Your task: Tally the lines holding the word "code" and state the count by itself.

Dataset rows
--- START ---

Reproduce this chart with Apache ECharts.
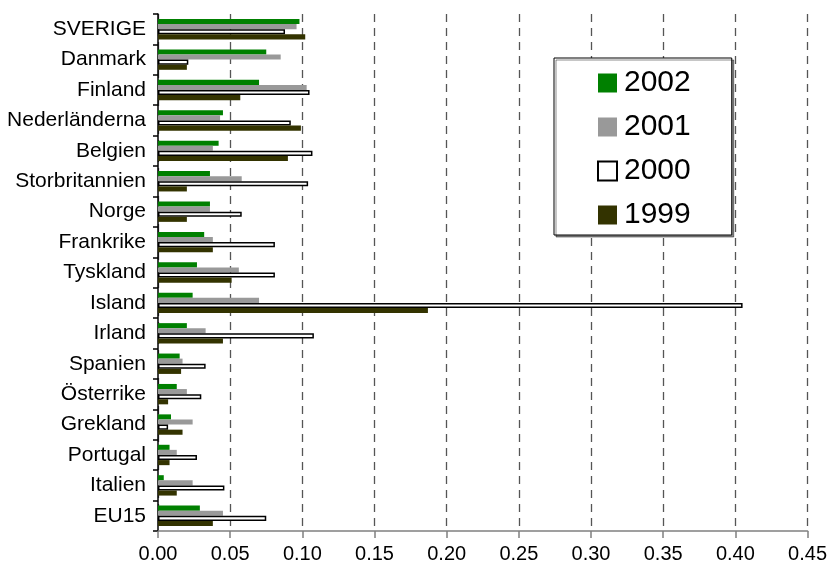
<!DOCTYPE html>
<html>
<head>
<meta charset="utf-8">
<script src="https://cdn.jsdelivr.net/npm/echarts@6/dist/echarts.min.js"></script>
<style>
html,body{margin:0;padding:0;background:#fff;}
#c{width:830px;height:570px;}
</style>
</head>
<body>
<div id="c"></div>
<script>
var categories = ["SVERIGE","Danmark","Finland","Nederländerna","Belgien","Storbritannien","Norge","Frankrike","Tyskland","Island","Irland","Spanien","Österrike","Grekland","Portugal","Italien","EU15"];
var s2002 = [0.098,0.075,0.070,0.045,0.042,0.036,0.036,0.032,0.027,0.024,0.020,0.015,0.013,0.009,0.008,0.004,0.029];
var s2001 = [0.096,0.085,0.103,0.043,0.038,0.058,0.036,0.038,0.056,0.070,0.033,0.017,0.020,0.024,0.013,0.024,0.045];
var s2000 = [0.088,0.021,0.105,0.092,0.107,0.104,0.058,0.081,0.081,0.405,0.108,0.033,0.030,0.007,0.027,0.046,0.075];
var s1999 = [0.102,0.020,0.057,0.099,0.090,0.020,0.020,0.038,0.051,0.187,0.045,0.016,0.007,0.017,0.008,0.013,0.038];
var xTicks = ["0.00","0.05","0.10","0.15","0.20","0.25","0.30","0.35","0.40","0.45"];

var chart = echarts.init(document.getElementById('c'));
var font = 'Liberation Sans, Arial, sans-serif';
function bar(name, data, style) {
  return {
    name: name, type: 'bar', data: data,
    barGap: '0%', barCategoryGap: '33%',
    itemStyle: style, emphasis: {disabled: true}, animation: false
  };
}
chart.setOption({
  animation: false,
  grid: {left: 158, right: 22, top: 14, bottom: 39, containLabel: false},
  legend: {
    left: 554, top: 58, orient: 'vertical',
    padding: [10, 41, 5, 43],
    itemWidth: 19, itemHeight: 19, itemGap: 14,
    borderColor: '#000', borderWidth: 1, backgroundColor: '#fff',
    shadowColor: 'rgba(0,0,0,0.45)', shadowOffsetX: 2, shadowOffsetY: 2, shadowBlur: 0,
    icon: 'rect',
    textStyle: {fontFamily: font, fontSize: 30, color: '#000', padding: [0,0,0,2]},
    data: ['2002','2001','2000','1999']
  },
  xAxis: {
    type: 'value', min: 0, max: 0.45, interval: 0.05,
    axisLine: {show: true, lineStyle: {color: '#808080', width: 1.5}},
    axisTick: {show: true, length: 7, lineStyle: {color: '#808080', width: 1.5}},
    axisLabel: {fontFamily: font, fontSize: 20, color: '#000', margin: 13,
      formatter: function (v) { return xTicks[Math.round(v / 0.05)]; }},
    splitLine: {show: true, lineStyle: {color: '#555', width: 1.3, type: [8, 6]}}
  },
  yAxis: {
    type: 'category', data: categories, inverse: true,
    axisLine: {show: true, lineStyle: {color: '#000', width: 1.5}},
    axisTick: {show: true, length: 5, lineStyle: {color: '#000', width: 1.5}},
    axisLabel: {fontFamily: font, fontSize: 21, color: '#000', margin: 12},
    splitLine: {show: false}
  },
  series: [
    bar('2002', s2002, {color: '#008000'}),
    bar('2001', s2001, {color: '#999999'}),
    bar('2000', s2000, {color: '#ffffff', borderColor: '#000', borderWidth: 1.5}),
    bar('1999', s1999, {color: '#333300'})
  ]
});
</script>
</body>
</html>
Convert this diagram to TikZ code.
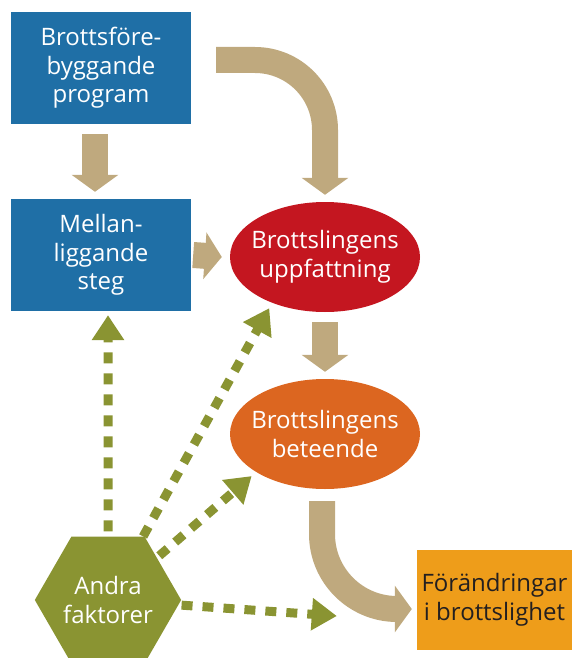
\documentclass[tikz,border=0pt]{standalone}
\usepackage{fontspec}
\setmainfont{Open Sans}
\usetikzlibrary{shapes.geometric,arrows.meta}
\definecolor{progblue}{RGB}{31,111,166}
\definecolor{uppfred}{RGB}{196,22,32}
\definecolor{betorange}{RGB}{220,102,32}
\definecolor{forandorange}{RGB}{238,157,26}
\definecolor{flowtan}{RGB}{191,169,126}
\definecolor{andragreen}{RGB}{138,148,50}
\definecolor{darktext}{RGB}{35,31,32}

\begin{document}
\begin{tikzpicture}[x=1pt,y=-1pt,
  txt/.style={inner sep=0pt,align=center,text=white,font=\fontsize{24}{28.5}\selectfont},
  bluebox/.style={txt,rectangle,fill=progblue,minimum width=180pt,minimum height=112pt},
  oval/.style={txt,ellipse,inner xsep=-12pt,minimum width=190pt,minimum height=110pt},
  tanarrow/.style={draw=flowtan,line width=26pt,-{Triangle[width=46pt,length=17pt]}},
  greenarrow/.style={draw=andragreen,line width=9pt,dash pattern=on 11pt off 10pt,-{Triangle[width=31pt,length=25pt]}}]
\useasboundingbox (0,0) rectangle (572,658);
\node (prog) at (101,68) [bluebox] {Brottsföre-\\byggande\\program};
\node (mellan) at (101,255) [bluebox] {Mellan-\\liggande\\steg};
\node (uppf) at (325,257) [oval,fill=uppfred] {Brottslingens\\uppfattning};
\node (beteende) at (325,434) [oval,fill=betorange] {Brottslingens\\beteende};
\node (forand) at (494.5,600) [txt,rectangle,fill=forandorange,text=darktext,minimum width=155pt,minimum height=100pt] {Förändringar\\i brottslighet};
\node (andra) at (108,600) [txt,regular polygon,regular polygon sides=6,fill=andragreen,minimum size=145pt] {Andra\\faktorer};
\draw[tanarrow,rounded corners=70pt] ([shift={(25,-8)}]prog.east) -| ([yshift=7pt]uppf.north);
\draw[tanarrow] ([shift={(-6,10)}]prog.south) -- ([shift={(-6,-7)}]mellan.north);
\draw[tanarrow] ([xshift=2pt]mellan.east) -- ([xshift=-8pt]uppf.west);
\draw[tanarrow] ([yshift=-10pt]uppf.south) -- ([yshift=7pt]beteende.north);
\draw[tanarrow,rounded corners=75pt] ([shift={(-3,12)}]beteende.south) |- ([shift={(-5,9)}]forand.west);
\draw[greenarrow] ([yshift=5pt]andra.north) -- ([shift={(7,4)}]mellan.south);
\draw[greenarrow,shorten >=6pt] (andra) -- (uppf.221);
\draw[greenarrow,shorten <=3pt,shorten >=6pt] (andra) -- (beteende.209);
\draw[greenarrow,shorten <=3pt] (andra) -- ([shift={(-80,16)}]forand.west);
\end{tikzpicture}
\end{document}
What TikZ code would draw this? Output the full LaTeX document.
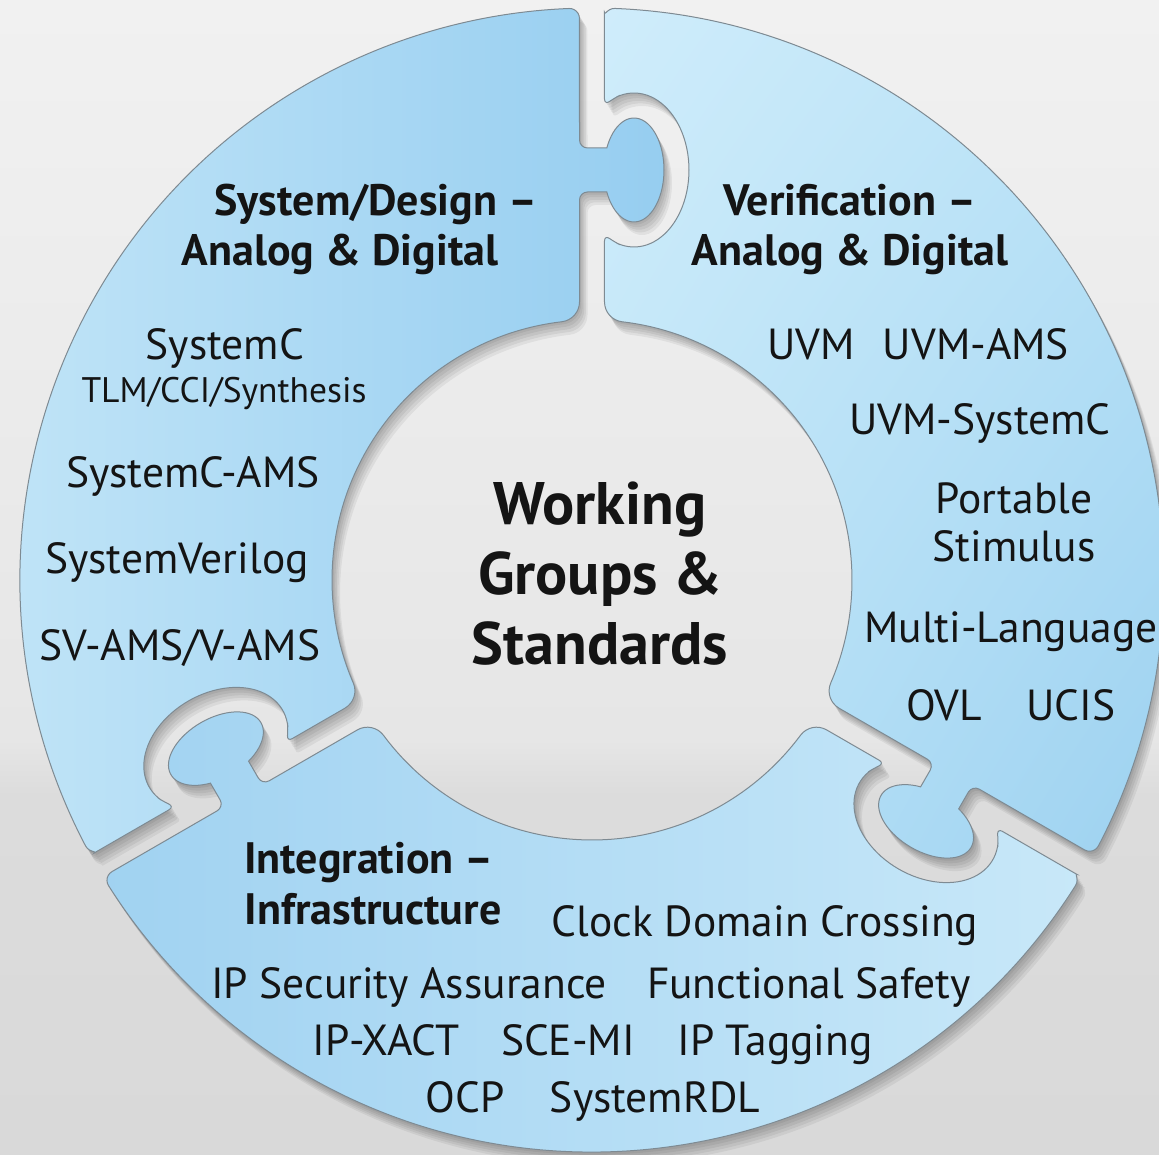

--- END ---

Problem solution: 2